§ What to do
Reproduce the listing below exactly. Pictures do not belong in the copy.

Stored records:
***

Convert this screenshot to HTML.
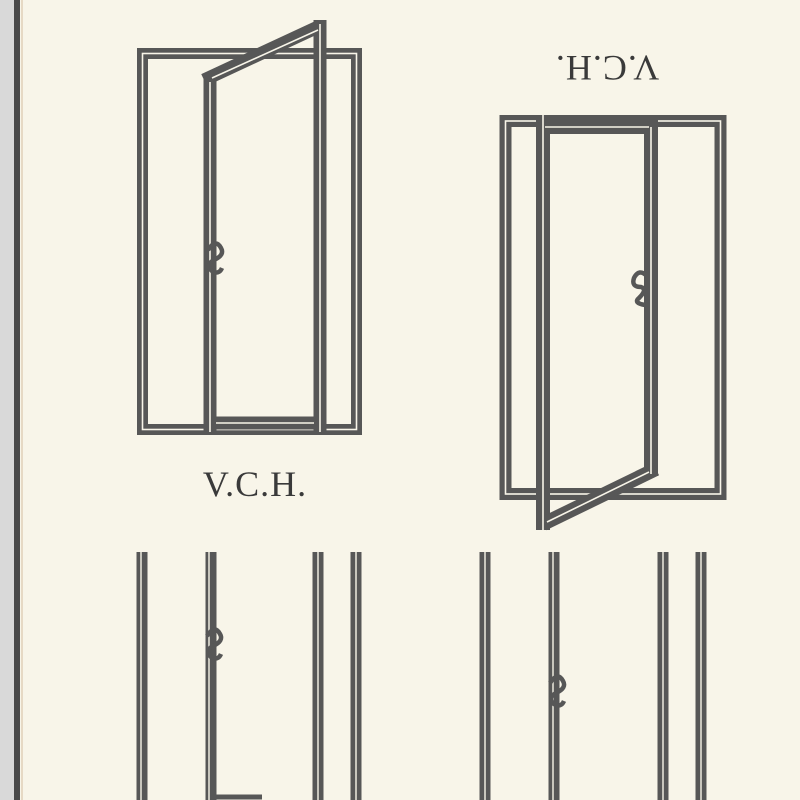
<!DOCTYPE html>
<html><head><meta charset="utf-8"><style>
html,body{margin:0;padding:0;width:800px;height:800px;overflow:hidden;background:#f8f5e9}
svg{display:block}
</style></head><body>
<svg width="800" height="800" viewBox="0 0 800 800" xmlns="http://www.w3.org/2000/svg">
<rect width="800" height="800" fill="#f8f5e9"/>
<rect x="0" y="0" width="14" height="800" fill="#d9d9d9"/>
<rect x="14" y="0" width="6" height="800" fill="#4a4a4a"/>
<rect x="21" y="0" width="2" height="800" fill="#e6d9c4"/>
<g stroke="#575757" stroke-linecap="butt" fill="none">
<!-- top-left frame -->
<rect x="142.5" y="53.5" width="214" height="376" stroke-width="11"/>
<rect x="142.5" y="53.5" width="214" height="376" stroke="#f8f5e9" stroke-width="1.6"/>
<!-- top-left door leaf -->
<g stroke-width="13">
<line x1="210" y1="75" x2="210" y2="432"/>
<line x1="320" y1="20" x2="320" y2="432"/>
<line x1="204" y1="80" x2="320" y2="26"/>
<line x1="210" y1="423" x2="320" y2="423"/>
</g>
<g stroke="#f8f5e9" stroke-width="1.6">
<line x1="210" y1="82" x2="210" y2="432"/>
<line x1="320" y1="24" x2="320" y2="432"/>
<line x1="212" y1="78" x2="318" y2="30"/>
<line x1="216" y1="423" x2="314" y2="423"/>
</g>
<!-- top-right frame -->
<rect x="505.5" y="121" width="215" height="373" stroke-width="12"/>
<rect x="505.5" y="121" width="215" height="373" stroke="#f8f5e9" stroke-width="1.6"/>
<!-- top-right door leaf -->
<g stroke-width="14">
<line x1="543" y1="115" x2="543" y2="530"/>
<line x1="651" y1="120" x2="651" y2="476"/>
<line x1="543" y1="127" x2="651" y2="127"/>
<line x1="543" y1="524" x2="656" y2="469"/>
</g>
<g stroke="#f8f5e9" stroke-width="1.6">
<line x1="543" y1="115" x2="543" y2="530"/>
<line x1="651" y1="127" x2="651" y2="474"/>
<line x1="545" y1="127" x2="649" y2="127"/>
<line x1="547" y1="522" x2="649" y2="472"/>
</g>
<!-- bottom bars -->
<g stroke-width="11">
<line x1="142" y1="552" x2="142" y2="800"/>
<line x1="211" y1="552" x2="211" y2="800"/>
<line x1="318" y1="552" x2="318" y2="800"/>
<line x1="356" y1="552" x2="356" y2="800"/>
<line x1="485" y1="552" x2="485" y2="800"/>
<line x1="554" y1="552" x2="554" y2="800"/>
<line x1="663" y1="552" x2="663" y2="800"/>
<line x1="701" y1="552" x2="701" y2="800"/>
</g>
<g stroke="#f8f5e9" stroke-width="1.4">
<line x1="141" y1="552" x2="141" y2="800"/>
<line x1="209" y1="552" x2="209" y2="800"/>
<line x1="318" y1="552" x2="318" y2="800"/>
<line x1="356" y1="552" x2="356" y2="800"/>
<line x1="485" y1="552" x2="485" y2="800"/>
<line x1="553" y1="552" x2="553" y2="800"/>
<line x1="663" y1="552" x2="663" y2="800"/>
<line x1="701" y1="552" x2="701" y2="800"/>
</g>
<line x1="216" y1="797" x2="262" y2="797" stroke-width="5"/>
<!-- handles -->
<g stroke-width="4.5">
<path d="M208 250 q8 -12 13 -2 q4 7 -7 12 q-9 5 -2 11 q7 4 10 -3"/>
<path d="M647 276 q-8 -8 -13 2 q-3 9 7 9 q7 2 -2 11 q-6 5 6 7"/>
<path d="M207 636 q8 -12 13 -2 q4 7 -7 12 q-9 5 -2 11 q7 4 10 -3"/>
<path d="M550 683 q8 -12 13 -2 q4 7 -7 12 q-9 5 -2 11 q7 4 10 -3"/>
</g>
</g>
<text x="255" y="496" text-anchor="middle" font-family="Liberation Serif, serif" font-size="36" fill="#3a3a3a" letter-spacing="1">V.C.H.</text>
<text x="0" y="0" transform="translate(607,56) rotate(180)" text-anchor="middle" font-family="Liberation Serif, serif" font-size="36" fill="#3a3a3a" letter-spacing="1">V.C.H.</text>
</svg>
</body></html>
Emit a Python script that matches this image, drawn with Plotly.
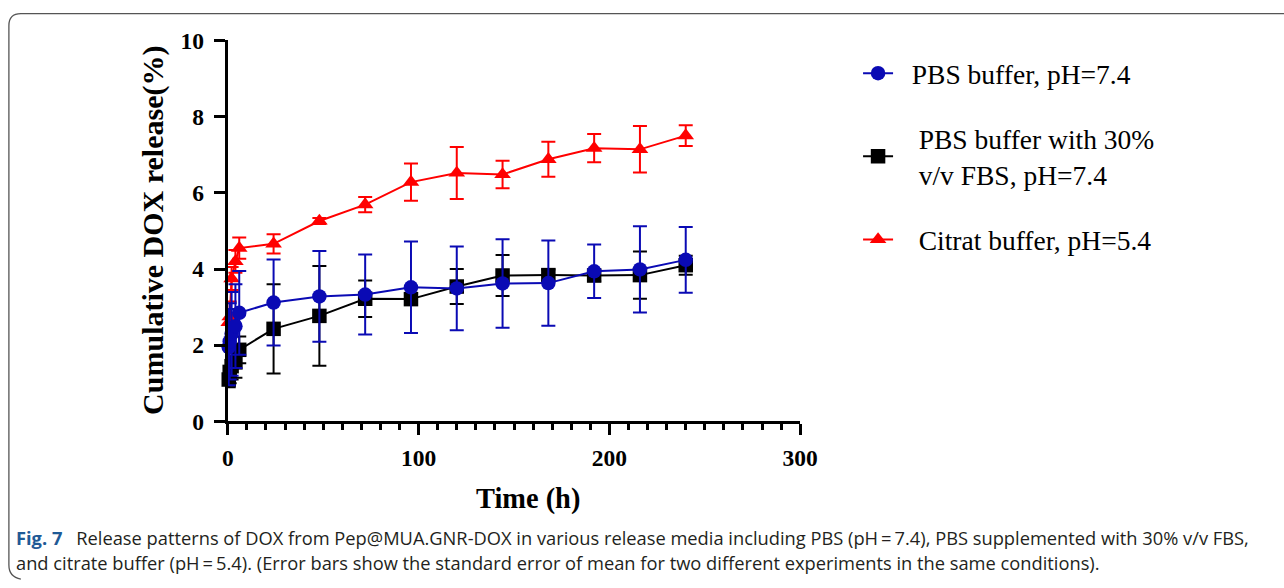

***

§ Answer to the problem
Convert this screenshot to HTML.
<!DOCTYPE html>
<html><head><meta charset="utf-8"><style>
html,body{margin:0;padding:0;width:800px;height:800px;overflow:hidden;background:#f8f5e9}
svg{display:block}
</style></head><body>
<svg width="800" height="800" viewBox="0 0 800 800" xmlns="http://www.w3.org/2000/svg">
<rect width="800" height="800" fill="#f8f5e9"/>
<rect x="0" y="0" width="14" height="800" fill="#d9d9d9"/>
<rect x="14" y="0" width="6" height="800" fill="#4a4a4a"/>
<rect x="21" y="0" width="2" height="800" fill="#e6d9c4"/>
<g stroke="#575757" stroke-linecap="butt" fill="none">
<!-- top-left frame -->
<rect x="142.5" y="53.5" width="214" height="376" stroke-width="11"/>
<rect x="142.5" y="53.5" width="214" height="376" stroke="#f8f5e9" stroke-width="1.6"/>
<!-- top-left door leaf -->
<g stroke-width="13">
<line x1="210" y1="75" x2="210" y2="432"/>
<line x1="320" y1="20" x2="320" y2="432"/>
<line x1="204" y1="80" x2="320" y2="26"/>
<line x1="210" y1="423" x2="320" y2="423"/>
</g>
<g stroke="#f8f5e9" stroke-width="1.6">
<line x1="210" y1="82" x2="210" y2="432"/>
<line x1="320" y1="24" x2="320" y2="432"/>
<line x1="212" y1="78" x2="318" y2="30"/>
<line x1="216" y1="423" x2="314" y2="423"/>
</g>
<!-- top-right frame -->
<rect x="505.5" y="121" width="215" height="373" stroke-width="12"/>
<rect x="505.5" y="121" width="215" height="373" stroke="#f8f5e9" stroke-width="1.6"/>
<!-- top-right door leaf -->
<g stroke-width="14">
<line x1="543" y1="115" x2="543" y2="530"/>
<line x1="651" y1="120" x2="651" y2="476"/>
<line x1="543" y1="127" x2="651" y2="127"/>
<line x1="543" y1="524" x2="656" y2="469"/>
</g>
<g stroke="#f8f5e9" stroke-width="1.6">
<line x1="543" y1="115" x2="543" y2="530"/>
<line x1="651" y1="127" x2="651" y2="474"/>
<line x1="545" y1="127" x2="649" y2="127"/>
<line x1="547" y1="522" x2="649" y2="472"/>
</g>
<!-- bottom bars -->
<g stroke-width="11">
<line x1="142" y1="552" x2="142" y2="800"/>
<line x1="211" y1="552" x2="211" y2="800"/>
<line x1="318" y1="552" x2="318" y2="800"/>
<line x1="356" y1="552" x2="356" y2="800"/>
<line x1="485" y1="552" x2="485" y2="800"/>
<line x1="554" y1="552" x2="554" y2="800"/>
<line x1="663" y1="552" x2="663" y2="800"/>
<line x1="701" y1="552" x2="701" y2="800"/>
</g>
<g stroke="#f8f5e9" stroke-width="1.4">
<line x1="141" y1="552" x2="141" y2="800"/>
<line x1="209" y1="552" x2="209" y2="800"/>
<line x1="318" y1="552" x2="318" y2="800"/>
<line x1="356" y1="552" x2="356" y2="800"/>
<line x1="485" y1="552" x2="485" y2="800"/>
<line x1="553" y1="552" x2="553" y2="800"/>
<line x1="663" y1="552" x2="663" y2="800"/>
<line x1="701" y1="552" x2="701" y2="800"/>
</g>
<line x1="216" y1="797" x2="262" y2="797" stroke-width="5"/>
<!-- handles -->
<g stroke-width="4.5">
<path d="M208 250 q8 -12 13 -2 q4 7 -7 12 q-9 5 -2 11 q7 4 10 -3"/>
<path d="M647 276 q-8 -8 -13 2 q-3 9 7 9 q7 2 -2 11 q-6 5 6 7"/>
<path d="M207 636 q8 -12 13 -2 q4 7 -7 12 q-9 5 -2 11 q7 4 10 -3"/>
<path d="M550 683 q8 -12 13 -2 q4 7 -7 12 q-9 5 -2 11 q7 4 10 -3"/>
</g>
</g>
<text x="255" y="496" text-anchor="middle" font-family="Liberation Serif, serif" font-size="36" fill="#3a3a3a" letter-spacing="1">V.C.H.</text>
<text x="0" y="0" transform="translate(607,56) rotate(180)" text-anchor="middle" font-family="Liberation Serif, serif" font-size="36" fill="#3a3a3a" letter-spacing="1">V.C.H.</text>
</svg>
</body></html>
Emit a Python script that matches this image, drawn with Plotly.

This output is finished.